>> Begin

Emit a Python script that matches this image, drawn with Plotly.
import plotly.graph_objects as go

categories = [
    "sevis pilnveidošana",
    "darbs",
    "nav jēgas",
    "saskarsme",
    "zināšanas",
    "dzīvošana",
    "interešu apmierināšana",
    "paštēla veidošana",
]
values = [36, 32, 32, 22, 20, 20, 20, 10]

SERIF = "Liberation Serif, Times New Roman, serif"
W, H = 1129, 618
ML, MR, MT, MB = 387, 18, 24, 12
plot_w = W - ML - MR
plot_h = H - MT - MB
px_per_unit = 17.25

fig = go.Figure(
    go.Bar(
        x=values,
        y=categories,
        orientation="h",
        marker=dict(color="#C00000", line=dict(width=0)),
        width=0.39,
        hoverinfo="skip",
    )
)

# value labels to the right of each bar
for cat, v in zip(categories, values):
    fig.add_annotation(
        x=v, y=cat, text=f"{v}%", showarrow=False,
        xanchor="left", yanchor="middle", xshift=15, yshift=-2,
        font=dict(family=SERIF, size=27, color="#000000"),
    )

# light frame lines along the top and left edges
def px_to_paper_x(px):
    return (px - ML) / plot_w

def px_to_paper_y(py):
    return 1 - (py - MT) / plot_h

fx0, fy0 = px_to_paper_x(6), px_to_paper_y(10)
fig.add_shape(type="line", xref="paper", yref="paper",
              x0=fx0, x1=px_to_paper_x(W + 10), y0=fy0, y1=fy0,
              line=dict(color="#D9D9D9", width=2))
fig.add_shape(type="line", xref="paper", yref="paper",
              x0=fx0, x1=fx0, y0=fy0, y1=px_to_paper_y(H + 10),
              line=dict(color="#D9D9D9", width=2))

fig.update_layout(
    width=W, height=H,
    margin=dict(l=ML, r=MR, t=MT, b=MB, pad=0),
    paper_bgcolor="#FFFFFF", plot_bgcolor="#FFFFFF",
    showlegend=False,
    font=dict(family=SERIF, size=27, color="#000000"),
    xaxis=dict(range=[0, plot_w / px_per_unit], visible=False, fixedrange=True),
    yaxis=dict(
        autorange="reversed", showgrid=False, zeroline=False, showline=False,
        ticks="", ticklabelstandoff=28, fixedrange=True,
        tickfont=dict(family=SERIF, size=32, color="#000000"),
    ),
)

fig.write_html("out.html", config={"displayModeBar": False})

>> End

Recite the full listing above exactly.

• **Exercise solution**:
Emit a Python script that matches this image, drawn with Plotly.
import plotly.graph_objects as go

categories = [
    "sevis pilnveidošana",
    "darbs",
    "nav jēgas",
    "saskarsme",
    "zināšanas",
    "dzīvošana",
    "interešu apmierināšana",
    "paštēla veidošana",
]
values = [36, 32, 32, 22, 20, 20, 20, 10]

SERIF = "Liberation Serif, Times New Roman, serif"
W, H = 1129, 618
ML, MR, MT, MB = 387, 18, 24, 12
plot_w = W - ML - MR
plot_h = H - MT - MB
px_per_unit = 17.25

fig = go.Figure(
    go.Bar(
        x=values,
        y=categories,
        orientation="h",
        marker=dict(color="#C00000", line=dict(width=0)),
        width=0.39,
        hoverinfo="skip",
    )
)

# value labels to the right of each bar
for cat, v in zip(categories, values):
    fig.add_annotation(
        x=v, y=cat, text=f"{v}%", showarrow=False,
        xanchor="left", yanchor="middle", xshift=15, yshift=-2,
        font=dict(family=SERIF, size=27, color="#000000"),
    )

# light frame lines along the top and left edges
def px_to_paper_x(px):
    return (px - ML) / plot_w

def px_to_paper_y(py):
    return 1 - (py - MT) / plot_h

fx0, fy0 = px_to_paper_x(6), px_to_paper_y(10)
fig.add_shape(type="line", xref="paper", yref="paper",
              x0=fx0, x1=px_to_paper_x(W + 10), y0=fy0, y1=fy0,
              line=dict(color="#D9D9D9", width=2))
fig.add_shape(type="line", xref="paper", yref="paper",
              x0=fx0, x1=fx0, y0=fy0, y1=px_to_paper_y(H + 10),
              line=dict(color="#D9D9D9", width=2))

fig.update_layout(
    width=W, height=H,
    margin=dict(l=ML, r=MR, t=MT, b=MB, pad=0),
    paper_bgcolor="#FFFFFF", plot_bgcolor="#FFFFFF",
    showlegend=False,
    font=dict(family=SERIF, size=27, color="#000000"),
    xaxis=dict(range=[0, plot_w / px_per_unit], visible=False, fixedrange=True),
    yaxis=dict(
        autorange="reversed", showgrid=False, zeroline=False, showline=False,
        ticks="", ticklabelstandoff=28, fixedrange=True,
        tickfont=dict(family=SERIF, size=32, color="#000000"),
    ),
)

fig.write_html("out.html", config={"displayModeBar": False})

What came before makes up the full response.